A student asks if an outline will keep the story orderly so that it's clear to the reader. "Don't worry about the reader," says Rosenblatt. "Worry about the story. Your story will determine its own orderliness without your planning it out step by step." (p. 34)

Maybe this writing game is more complicated than putting words on paper.


Saturday, March 7, 2026

How does she do it?

I don't know how to review—let alone critique—Elizabeth MeCracken's short story collection The Souvenir Museum

A dozen stories. Individual characters—individuals—in every one. Domestic and international settings: Ireland, Scotland, somewhere in the midwest (Illinois? Indiana?), London, Rotterdam, Swampscott, Galveston, Austin, Boston, Denmark, Amsterdam.

Which is not to mention an original—or interesting—situation in every one but I'll mention some anyway: A wedding in rural Ireland. An affair between a directionless young woman who drinks Jim Beam and a much older radio advice doctor. A young man and an older ventriloquist who takes him into her bed. Two fathers take their son to a waterpark. A middle-age couple enjoy a honeymoon on a moored Amsterdam canal boat.

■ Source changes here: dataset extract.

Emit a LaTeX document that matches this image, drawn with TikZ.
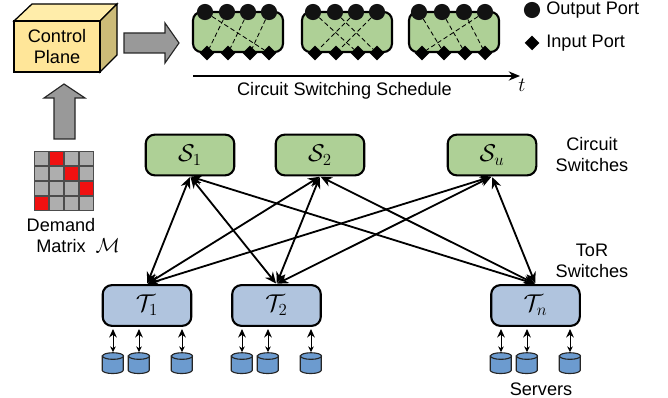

Aside from character, setting, and situation the language of the stories is worth the price of admission. Here are some examples literally taken at random:

—It was his eyes that confused things, so joltingly blue they seemed to hold every emotion and its opposite.

—Then, helped by a dozen hands, as in a child's séance, they were lifted up and the cave was filled with applause, genuine, sarcastic, dutiful.

—New Year's Eve in a Rotterdam garret, the whole block blacked out, bottle rockets rattling the casements: Mistress Mickle, villainess of the children's game show Barnaby Grudge, off duty and far from home, ate a cold canned hot dog in the dark and pronounced it delicious.

She's basically a hermit, Sadie had told him, and Jack had imagined a lady lighthouse keeper, a kind of nun—not a nun nun, since Linda was Jewish, but a woman of the book, devoted to reading.

Unlike the writing I often find in literary magazines McCracken's English is not so rich wuth metaphor and fine words it is almost cloying. She'll create a word if necessary—"joltingly"—but it does not call attention to itself for interrupt the flow. The Souvenir Museum is amazing. I wish I could tell you how she does it. I can only suggest you see for yourself.